Labor unrest and a major strike occurred in 1902 that resulted in one of the tanneries bringing in strikebreakers under armed guard and tempers flaring and a Benicia citizen being killed by gunfire. Populations of Portuguese, Greek and Italian workers were introduced to Benicia at this time when the tannery imported them from Chicago to take over the jobs of the strikers.
A year later, in an unrelated story, the number of saloons was restricted to fifteen, though the actual number in place was twenty-three (this in a city with a small fraction of its current population) thus requiring that no new licenses could be issued until the number dropped.
There was little to cheer about in Benicia when the train bridge was built across the straits causing the trains to forever bypass the downtown area. The bridge was completed in 1930 – just in time for the second whammy of the Great Depression, making the thirties a not-so-great decade for city-by-the-straits. What saved the day for Benicia’s economy was the arrival of the second World War. The Benicia Arsenal had been in place just about since “day one” in the city’s history, and would become the definitive hub for supplying the war effort for the United States in the 1940’s. Suddenly Benicia was extremely active again with housing needed for all the new Arsenal workers. The city made itself over to squeeze people in wherever possible. For example, the house I bought for myself in 1989 on West K Street still had a tiny detached garage that had been converted to a very minimal living space during the war.
Two decades later when the Arsenal closed forever it was a dark day, one many current Benicians have visceral memories about. Some people were virtually giving away their houses, just as long as the new resident would take over the payments.

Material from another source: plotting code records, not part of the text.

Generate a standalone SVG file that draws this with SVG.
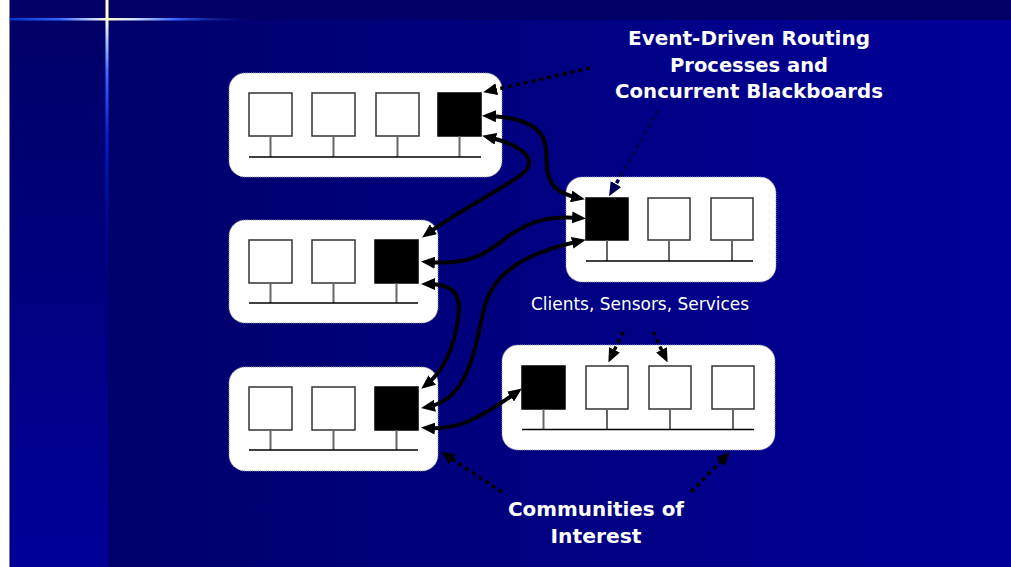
<svg xmlns="http://www.w3.org/2000/svg" width="1011" height="567" viewBox="0 0 1011 567">
  <defs>
    <linearGradient id="mainBg" x1="0" y1="0" x2="1" y2="0">
      <stop offset="0" stop-color="#000066"/>
      <stop offset="1" stop-color="#000099"/>
    </linearGradient>
    <linearGradient id="sideBg" x1="0" y1="0" x2="0" y2="1">
      <stop offset="0" stop-color="#000066"/>
      <stop offset="1" stop-color="#000099"/>
    </linearGradient>
    <linearGradient id="flareH" gradientUnits="userSpaceOnUse" x1="10" y1="0" x2="260" y2="0">
      <stop offset="0" stop-color="#0033cc"/>
      <stop offset="0.2" stop-color="#3366ff"/>
      <stop offset="0.34" stop-color="#ccddff"/>
      <stop offset="0.39" stop-color="#ffffcc"/>
      <stop offset="0.5" stop-color="#ccddff"/>
      <stop offset="0.66" stop-color="#3366ff"/>
      <stop offset="1" stop-color="#000066" stop-opacity="0"/>
    </linearGradient>
    <linearGradient id="flareV" gradientUnits="userSpaceOnUse" x1="0" y1="0" x2="0" y2="300">
      <stop offset="0" stop-color="#ffffcc"/>
      <stop offset="0.07" stop-color="#ffffcc"/>
      <stop offset="0.13" stop-color="#aaccff"/>
      <stop offset="0.25" stop-color="#3366ff"/>
      <stop offset="0.45" stop-color="#0022cc"/>
      <stop offset="1" stop-color="#000099" stop-opacity="0"/>
    </linearGradient>
    <marker id="head" viewBox="0 0 14 12" markerWidth="14" markerHeight="12" refX="8" refY="6" orient="auto-start-reverse" markerUnits="userSpaceOnUse">
      <path d="M0,0 L14,6 L0,12 z" fill="#000"/>
    </marker>
    <marker id="headNavy" viewBox="0 0 14 12" markerWidth="14" markerHeight="12" refX="8" refY="6" orient="auto" markerUnits="userSpaceOnUse">
      <path d="M0,0 L14,6 L0,12 z" fill="#000055"/>
    </marker>
  </defs>
  <style>
    .panel { fill: #ffffff; stroke: #9a9aa8; stroke-width: 1; stroke-dasharray: 1 1; }
    .dev { fill: #ffffff; stroke: #333333; stroke-width: 1.5; }
    .router { fill: #000000; stroke: #000000; stroke-width: 1.5; }
    .stem { stroke: #666666; stroke-width: 2; }
    .bus { stroke: #000000; stroke-width: 1.5; }
    .link { fill: none; stroke: #000000; stroke-width: 4; stroke-linecap: butt; marker-start: url(#head); marker-end: url(#head); }
    .pointer { fill: none; stroke: #000000; stroke-width: 3.5; stroke-dasharray: 4 4; marker-end: url(#head); }
    .pointer-navy { fill: none; stroke: #000055; stroke-width: 3.5; stroke-dasharray: 4 4; marker-end: url(#headNavy); }
    .title { font-family: "DejaVu Sans", Verdana, sans-serif; font-weight: bold; font-size: 20px; fill: #ffffff; text-anchor: middle; }
    .caption { font-family: "DejaVu Sans", Verdana, sans-serif; font-size: 18px; fill: #ffffff; text-anchor: middle; }
  </style>

  <!-- slide background -->
  <rect x="0" y="0" width="1011" height="567" fill="#ffffff"/>
  <rect x="10" y="0" width="1001" height="567" fill="url(#mainBg)"/>
  <rect x="10" y="20" width="98" height="547" fill="url(#sideBg)"/>
  <rect x="10" y="0" width="1001" height="20" fill="#000066"/>
  <line x1="9.5" y1="0" x2="9.5" y2="567" stroke="#7f7f7f" stroke-width="1"/>
  <rect x="10" y="18" width="250" height="2.5" fill="url(#flareH)"/>
  <rect x="105.5" y="0" width="3" height="300" fill="url(#flareV)"/>

  <!-- node: top-left community -->
  <g id="community-1">
    <rect class="panel" x="229" y="73" width="273" height="104" rx="16"/>
    <rect class="dev" x="249" y="93" width="43" height="43"/>
    <rect class="dev" x="312" y="93" width="43" height="43"/>
    <rect class="dev" x="376" y="93" width="43" height="43"/>
    <rect class="router" x="438" y="93" width="43" height="43"/>
    <line class="stem" x1="270.5" y1="136" x2="270.5" y2="157"/>
    <line class="stem" x1="333.5" y1="136" x2="333.5" y2="157"/>
    <line class="stem" x1="397.5" y1="136" x2="397.5" y2="157"/>
    <line class="stem" x1="459.5" y1="136" x2="459.5" y2="157"/>
    <line class="bus" x1="249" y1="157" x2="481" y2="157"/>
  </g>

  <!-- node: middle-left community -->
  <g id="community-2">
    <rect class="panel" x="229" y="220" width="209" height="103" rx="16"/>
    <rect class="dev" x="249" y="240" width="43" height="43"/>
    <rect class="dev" x="312" y="240" width="43" height="43"/>
    <rect class="router" x="375" y="240" width="43" height="43"/>
    <line class="stem" x1="270.5" y1="283" x2="270.5" y2="303"/>
    <line class="stem" x1="333.5" y1="283" x2="333.5" y2="303"/>
    <line class="stem" x1="396.5" y1="283" x2="396.5" y2="303"/>
    <line class="bus" x1="249" y1="303" x2="418" y2="303"/>
  </g>

  <!-- node: bottom-left community -->
  <g id="community-3">
    <rect class="panel" x="229" y="367" width="209" height="104" rx="16"/>
    <rect class="dev" x="249" y="387" width="43" height="43"/>
    <rect class="dev" x="312" y="387" width="43" height="43"/>
    <rect class="router" x="375" y="387" width="43" height="43"/>
    <line class="stem" x1="270.5" y1="430" x2="270.5" y2="450"/>
    <line class="stem" x1="333.5" y1="430" x2="333.5" y2="450"/>
    <line class="stem" x1="396.5" y1="430" x2="396.5" y2="450"/>
    <line class="bus" x1="249" y1="450" x2="418" y2="450"/>
  </g>

  <!-- node: right-middle community -->
  <g id="community-4">
    <rect class="panel" x="566" y="177" width="210" height="105" rx="16"/>
    <rect class="router" x="586" y="198" width="42" height="42"/>
    <rect class="dev" x="648" y="198" width="42" height="42"/>
    <rect class="dev" x="711" y="198" width="42" height="42"/>
    <line class="stem" x1="607" y1="240" x2="607" y2="261"/>
    <line class="stem" x1="669" y1="240" x2="669" y2="261"/>
    <line class="stem" x1="732" y1="240" x2="732" y2="261"/>
    <line class="bus" x1="586" y1="261" x2="753" y2="261"/>
  </g>

  <!-- node: bottom-right community -->
  <g id="community-5">
    <rect class="panel" x="502" y="345" width="273" height="105" rx="16"/>
    <rect class="router" x="522" y="366" width="43" height="43"/>
    <rect class="dev" x="586" y="366" width="42" height="43"/>
    <rect class="dev" x="649" y="366" width="42" height="43"/>
    <rect class="dev" x="712" y="366" width="42" height="43"/>
    <line class="stem" x1="543.5" y1="409" x2="543.5" y2="429.5"/>
    <line class="stem" x1="607" y1="409" x2="607" y2="429.5"/>
    <line class="stem" x1="670" y1="409" x2="670" y2="429.5"/>
    <line class="stem" x1="733" y1="409" x2="733" y2="429.5"/>
    <line class="bus" x1="522" y1="429.5" x2="754" y2="429.5"/>
  </g>

  <!-- connectors -->
  <g id="connectors">
    <path class="link" d="M488,116 C520,117 545,125 546,150 C547,178 548,192 579,198"/>
    <path class="link" d="M488,137 C522,145 540,160 522,174 C498,192 460,210 427,234"/>
    <path class="link" d="M427,262 C475,266 490,250 510,235 C535,218 555,216 580,218"/>
    <path class="link" d="M427,284 C455,284 462,295 458,320 C454,345 445,370 426,385"/>
    <path class="link" d="M580,241 C530,252 495,270 485,305 C475,345 470,400 427,407"/>
    <path class="link" d="M427,428 C455,430 475,422 517,392"/>

    <path class="pointer" d="M590,68 L489,91"/>
    <path class="pointer-navy" d="M658,110 L612,191"/>
    <path class="pointer" d="M623,332 L611,357"/>
    <path class="pointer" d="M653,332 L665,357"/>
    <path class="pointer" d="M502,492 L446,455"/>
    <path class="pointer" d="M691,492 L726,456"/>
  </g>

  <!-- labels -->
  <g id="labels">
    <text class="title" x="749" y="45" textLength="242" lengthAdjust="spacingAndGlyphs">Event-Driven Routing</text>
    <text class="title" x="749" y="72" textLength="158" lengthAdjust="spacingAndGlyphs">Processes and</text>
    <text class="title" x="749" y="98" textLength="268" lengthAdjust="spacingAndGlyphs">Concurrent Blackboards</text>
    <text class="caption" x="640" y="310" textLength="218" lengthAdjust="spacingAndGlyphs">Clients, Sensors, Services</text>
    <text class="title" x="596" y="516" textLength="176" lengthAdjust="spacingAndGlyphs">Communities of</text>
    <text class="title" x="596" y="543" textLength="91" lengthAdjust="spacingAndGlyphs">Interest</text>
  </g>
</svg>
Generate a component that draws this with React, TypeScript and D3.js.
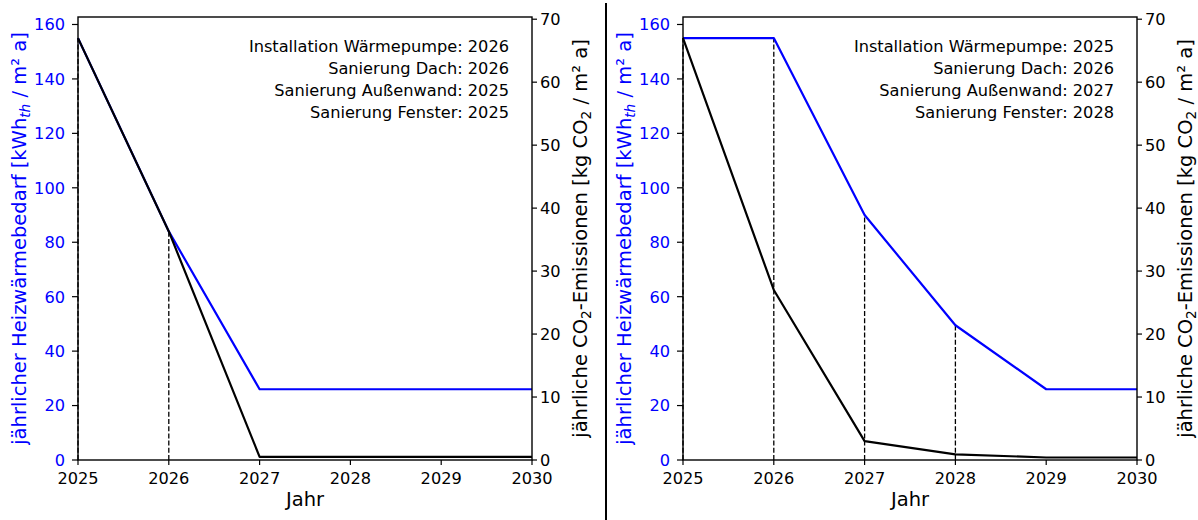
import React from "react";
import * as d3 from "d3";

// Years on the x axis
const years = [2025, 2026, 2027, 2028, 2029, 2030];

// Scenario A
const heatA = [155, 84, 26, 26, 26, 26];
const co2A = [67, 36.3, 0.5, 0.5, 0.5, 0.5];
const measureYearsA = [2026, 2026, 2025, 2025];

// Scenario B
const heatB = [155, 155, 90, 49.5, 26, 26];
const co2B = [67, 27.0, 3.0, 0.9, 0.4, 0.4];
const measureYearsB = [2025, 2026, 2027, 2028];

const measureNames = [
  "Installation Wärmepumpe",
  "Sanierung Dach",
  "Sanierung Außenwand",
  "Sanierung Fenster",
];

const heatTicks = [0, 20, 40, 60, 80, 100, 120, 140, 160];
const co2Ticks = [0, 10, 20, 30, 40, 50, 60, 70];

const FONT = "DejaVu Sans, sans-serif";
const BLUE = "#0000ff";
const TICK_FS = 16.2;
const LABEL_FS = 19.5;

const TOP = 17;
const BOTTOM = 460;
const HEAT_MAX = 162.75;
const CO2_MAX = 70.35;

type PanelProps = {
  left: number;
  right: number;
  heat: number[];
  co2: number[];
  measureYears: number[];
};

function Panel({ left, right, heat, co2, measureYears }: PanelProps) {
  const x = d3.scaleLinear().domain([2025, 2030]).range([left, right]);
  const yH = d3.scaleLinear().domain([0, HEAT_MAX]).range([BOTTOM, TOP]);
  const yC = d3.scaleLinear().domain([0, CO2_MAX]).range([BOTTOM, TOP]);

  const heatLine = d3
    .line<number>()
    .x((_, i) => x(years[i]))
    .y((d) => yH(d));
  const co2Line = d3
    .line<number>()
    .x((_, i) => x(years[i]))
    .y((d) => yC(d));

  const markerYears = Array.from(new Set(measureYears)).sort();
  const midY = (TOP + BOTTOM) / 2;

  return (
    <g>
      {/* dashed markers at the years a measure takes effect */}
      {markerYears.map((yr) => {
        const v = heat[years.indexOf(yr)];
        return (
          <line
            key={yr}
            x1={x(yr)}
            x2={x(yr)}
            y1={yH(0)}
            y2={yH(v)}
            stroke="#000"
            strokeWidth={1.3}
            strokeDasharray="5,2.2"
          />
        );
      })}
      <path d={heatLine(heat) || ""} fill="none" stroke={BLUE} strokeWidth={2.2} strokeLinejoin="round" />
      <path d={co2Line(co2) || ""} fill="none" stroke="#000" strokeWidth={2.2} strokeLinejoin="round" />

      {/* frame */}
      <rect x={left} y={TOP} width={right - left} height={BOTTOM - TOP} fill="none" stroke="#000" strokeWidth={1.4} />

      {/* x axis */}
      {years.map((yr) => (
        <g key={yr}>
          <line x1={x(yr)} x2={x(yr)} y1={BOTTOM} y2={BOTTOM + 5} stroke="#000" strokeWidth={1.2} />
          <text x={x(yr)} y={BOTTOM + 24} fontSize={TICK_FS} textAnchor="middle" fill="#000">
            {yr}
          </text>
        </g>
      ))}
      <text x={(left + right) / 2} y={506} fontSize={LABEL_FS} textAnchor="middle" fill="#000">
        Jahr
      </text>

      {/* left axis: heat demand */}
      {heatTicks.map((t) => (
        <g key={t}>
          <line x1={left - 6} x2={left} y1={yH(t)} y2={yH(t)} stroke="#000" strokeWidth={1.2} />
          <text x={left - 13} y={yH(t)} dy="0.36em" fontSize={TICK_FS} textAnchor="end" fill={BLUE}>
            {t}
          </text>
        </g>
      ))}
      <text
        transform={`translate(${left - 52},${midY}) rotate(-90)`}
        fontSize={LABEL_FS}
        textAnchor="middle"
        fill={BLUE}
      >
        jährlicher Heizwärmebedarf [kWh
        <tspan fontSize={LABEL_FS * 0.7} fontStyle="italic" dy={4}>th</tspan>
        <tspan dy={-4}> / m² a]</tspan>
      </text>

      {/* right axis: CO2 emissions */}
      {co2Ticks.map((t) => (
        <g key={t}>
          <line x1={right} x2={right + 5} y1={yC(t)} y2={yC(t)} stroke="#000" strokeWidth={1.2} />
          <text x={right + 8} y={yC(t)} dy="0.36em" fontSize={TICK_FS} textAnchor="start" fill="#000">
            {t}
          </text>
        </g>
      ))}
      <text
        transform={`translate(${right + 55},${midY}) rotate(-90)`}
        fontSize={LABEL_FS}
        textAnchor="middle"
        fill="#000"
      >
        jährliche CO
        <tspan fontSize={LABEL_FS * 0.7} dy={4}>2</tspan>
        <tspan dy={-4}>-Emissionen [kg CO</tspan>
        <tspan fontSize={LABEL_FS * 0.7} dy={4}>2</tspan>
        <tspan dy={-4}> / m² a]</tspan>
      </text>

      {/* measure schedule */}
      {measureNames.map((name, i) => (
        <text key={name} x={right - 23} y={52 + i * 22} fontSize={TICK_FS} textAnchor="end" fill="#000">
          {`${name}: ${measureYears[i]}`}
        </text>
      ))}
    </g>
  );
}

export default function App() {
  return (
    <svg
      width={1198}
      height={520}
      style={{ position: "absolute", left: 0, top: 0, background: "#fff" }}
      fontFamily={FONT}
    >
      <rect width={1198} height={520} fill="#fff" />
      <Panel left={78} right={532} heat={heatA} co2={co2A} measureYears={measureYearsA} />
      <line x1={606} x2={606} y1={3} y2={520} stroke="#000" strokeWidth={2} />
      <Panel left={683} right={1137} heat={heatB} co2={co2B} measureYears={measureYearsB} />
    </svg>
  );
}
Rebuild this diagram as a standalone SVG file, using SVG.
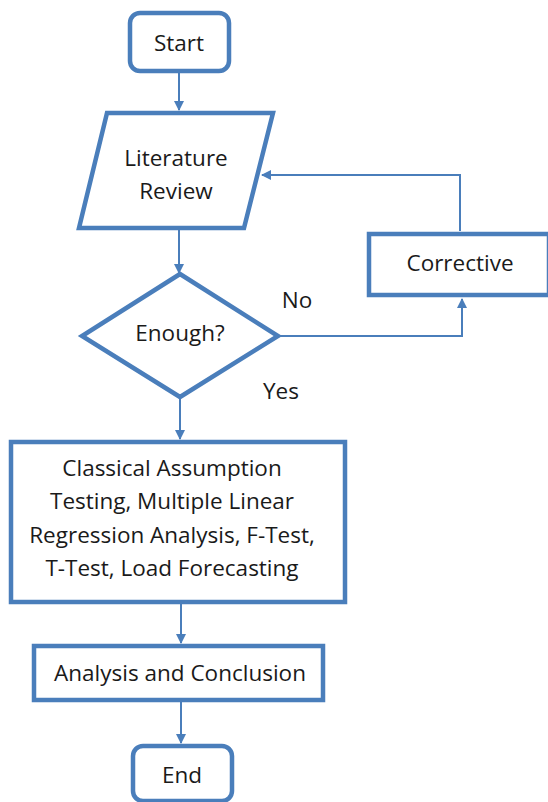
<svg xmlns="http://www.w3.org/2000/svg" width="548" height="802" viewBox="0 0 548 802">
<style>
.n{fill:#fff;stroke:#4a7ebb;stroke-width:4.5}
.c{fill:none;stroke:#4a7ebb;stroke-width:2}
text{font-family:"Open Sans","Liberation Sans",sans-serif;font-size:22.5px;fill:#1a1a1a;text-anchor:middle}
</style>
<defs>
<marker id="a" markerWidth="10" markerHeight="10" refX="9" refY="5" orient="auto" markerUnits="userSpaceOnUse">
<path d="M0,0 L10,5 L0,10 Z" fill="#4a7ebb"/>
</marker>
</defs>
<g id="connectors">
<path class="c" d="M179,72 V110" marker-end="url(#a)"/>
<path class="c" d="M179,230 V273" marker-end="url(#a)"/>
<path class="c" d="M278,336 H462 V299" marker-end="url(#a)"/>
<path class="c" d="M460,231 V175 H262" marker-end="url(#a)"/>
<path class="c" d="M180,398 V439" marker-end="url(#a)"/>
<path class="c" d="M181,603 V643" marker-end="url(#a)"/>
<path class="c" d="M181,701 V743" marker-end="url(#a)"/>
</g>
<g id="start">
<rect class="n" x="130" y="13" width="99" height="58" rx="10"/>
<text x="179" y="51">Start</text>
</g>
<g id="literature">
<polygon class="n" points="107,113 273,113 244,228 79,228"/>
<text x="176" y="166">Literature</text>
<text x="176" y="199">Review</text>
</g>
<g id="enough">
<polygon class="n" points="180,274 278,336 180,397 82,336"/>
<text x="180" y="341">Enough?</text>
</g>
<g id="corrective">
<rect class="n" x="369" y="234" width="180" height="61"/>
<text x="460" y="271">Corrective</text>
</g>
<text x="297" y="308">No</text>
<text x="281" y="399">Yes</text>
<g id="process">
<rect class="n" x="11" y="442" width="334" height="160"/>
<text x="172" y="476">Classical Assumption</text>
<text x="172" y="509">Testing, Multiple Linear</text>
<text x="172" y="543">Regression Analysis, F-Test,</text>
<text x="172" y="576">T-Test, Load Forecasting</text>
</g>
<g id="analysis">
<rect class="n" x="34" y="646" width="289" height="54"/>
<text x="180" y="681">Analysis and Conclusion</text>
</g>
<g id="end">
<rect class="n" x="133" y="746" width="99" height="55" rx="10"/>
<text x="182" y="783">End</text>
</g>
</svg>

Now we find ourselves in an era with an economy not dependent on the train or a multitude of factories, unless we count all the small businesses in the industrial park or the Valero Refinery. Benicia still has smoke stacks; they’ve just been moved to a far edge of town. They’re taller now, but the emissions are a lot safer. The foot of First Street is decidedly calmer these days. It’s a good place to walk a dog. Fishermen still turn out in droves to get the salmon when they are running, especially on the First Street jetty formerly used by the big train ferries, just like they’ll be doing another hundred years from now, and a hundred years after that.